**Problem to solve**
The lines from the top of the material below through the line containing "v2024 = [21940, 26720, 21518, 37101]" are to be printed exactly, with pictures omitted.

**Information shown**
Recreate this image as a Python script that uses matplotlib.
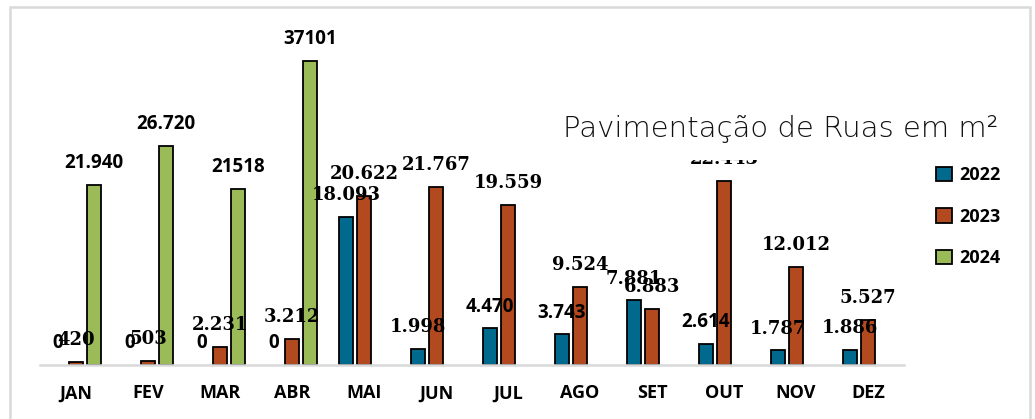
import numpy as np
import matplotlib.pyplot as plt
from matplotlib.patches import Rectangle

meses = ['JAN', 'FEV', 'MAR', 'ABR', 'MAI', 'JUN', 'JUL', 'AGO', 'SET', 'OUT', 'NOV', 'DEZ']
anos = ['2022', '2023', '2024']

v2022 = [0, 0, 0, 0, 18093, 1998, 4470, 3743, 7881, 2614, 1787, 1886]
v2023 = [420, 503, 2231, 3212, 20622, 21767, 19559, 9524, 6883, 22443, 12012, 5527]
v2024 = [21940, 26720, 21518, 37101]

r2022 = ['0', '0', '0', '0', '18.093', '1.998', '4.470', '3.743', '7.881', '2.614', '1.787', '1.886']
r2023 = ['420', '503', '2.231', '3.212', '20.622', '21.767', '19.559', '9.524', '6.883', '22.443', '12.012', '5.527']
r2024 = ['21.940', '26.720', '21518', '37101']

# os rótulos de 2022 misturam fonte serifada e sem serifa
serif2022 = [False, False, False, False, True, True, False, False, True, False, True, True]

cores = ['#006A8E', '#B3491E', '#9BBB59']
sans = ['Open Sans', 'DejaVu Sans']
serif = ['DejaVu Serif']

fig = plt.figure(figsize=(10.35, 4.19), dpi=100)
ax = fig.add_axes([40/1035, 54/419, 864/1035, 328/419])

x = np.arange(len(meses))
w = 0.205
# barras de valor zero não aparecem no original
lw2022 = [1.3 if v else 0 for v in v2022]
b1 = ax.bar(x - 0.25, v2022, w, color=cores[0], edgecolor='black', lw=lw2022)
b2 = ax.bar(x, v2023, w, color=cores[1], edgecolor='black', lw=1.3)
b3 = ax.bar(x[:len(v2024)] + 0.25, v2024, w, color=cores[2], edgecolor='black', lw=1.3)

def rotulos(xs, vals, txts, fams):
    for xi, v, t, f in zip(xs, vals, txts, fams):
        ser = f == 'serif'
        ax.annotate(t, (xi, v), xytext=(0, 12), textcoords='offset points',
                    ha='center', va='baseline', fontweight='bold',
                    family=serif if ser else sans,
                    fontsize=13 if ser else 13.5, color='black', zorder=5)

rotulos(x - 0.25, v2022, r2022, ['serif' if s else 'sans' for s in serif2022])
rotulos(x, v2023, r2023, ['serif'] * 12)
rotulos(x[:len(v2024)] + 0.25, v2024, r2024, ['sans'] * 4)

ax.set_xlim(-0.5, 11.5)
ax.set_ylim(0, 40000)
ax.set_xticks(x)
ax.set_xticklabels(meses, family=sans, fontweight='bold', fontsize=13)
ax.tick_params(axis='x', length=0, pad=14)
ax.set_yticks([])
for s in ['top', 'right', 'left']:
    ax.spines[s].set_visible(False)
ax.spines['bottom'].set_color('#D9D9D9')
ax.spines['bottom'].set_linewidth(1.8)

fig.text(781/1035, 1 - 137/419, 'Pavimentação de Ruas em m²', ha='center', va='baseline',
         fontsize=21, color='#111111', fontweight='light', family=['DejaVu Sans'], zorder=10,
         bbox=dict(facecolor='white', edgecolor='none', pad=12))

h = [b1[4], b2[0], b3[0]]
fig.legend(h, anos, loc='upper left', bbox_to_anchor=(920/1035, 1 - 150/419),
           frameon=False, handlelength=0.85, handleheight=0.85, handletextpad=0.4,
           labelspacing=1.3, prop=dict(family=sans, weight='bold', size=13))

fig.patches.append(Rectangle((10/1035, -0.1), 1020/1035, 1.1 - 7/419, transform=fig.transFigure,
                             fill=False, edgecolor='#D9D9D9', lw=1.8))

fig.savefig('out.png', dpi=100)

**Worked answer**
Recreate this image as a Python script that uses matplotlib.
import numpy as np
import matplotlib.pyplot as plt
from matplotlib.patches import Rectangle

meses = ['JAN', 'FEV', 'MAR', 'ABR', 'MAI', 'JUN', 'JUL', 'AGO', 'SET', 'OUT', 'NOV', 'DEZ']
anos = ['2022', '2023', '2024']

v2022 = [0, 0, 0, 0, 18093, 1998, 4470, 3743, 7881, 2614, 1787, 1886]
v2023 = [420, 503, 2231, 3212, 20622, 21767, 19559, 9524, 6883, 22443, 12012, 5527]
v2024 = [21940, 26720, 21518, 37101]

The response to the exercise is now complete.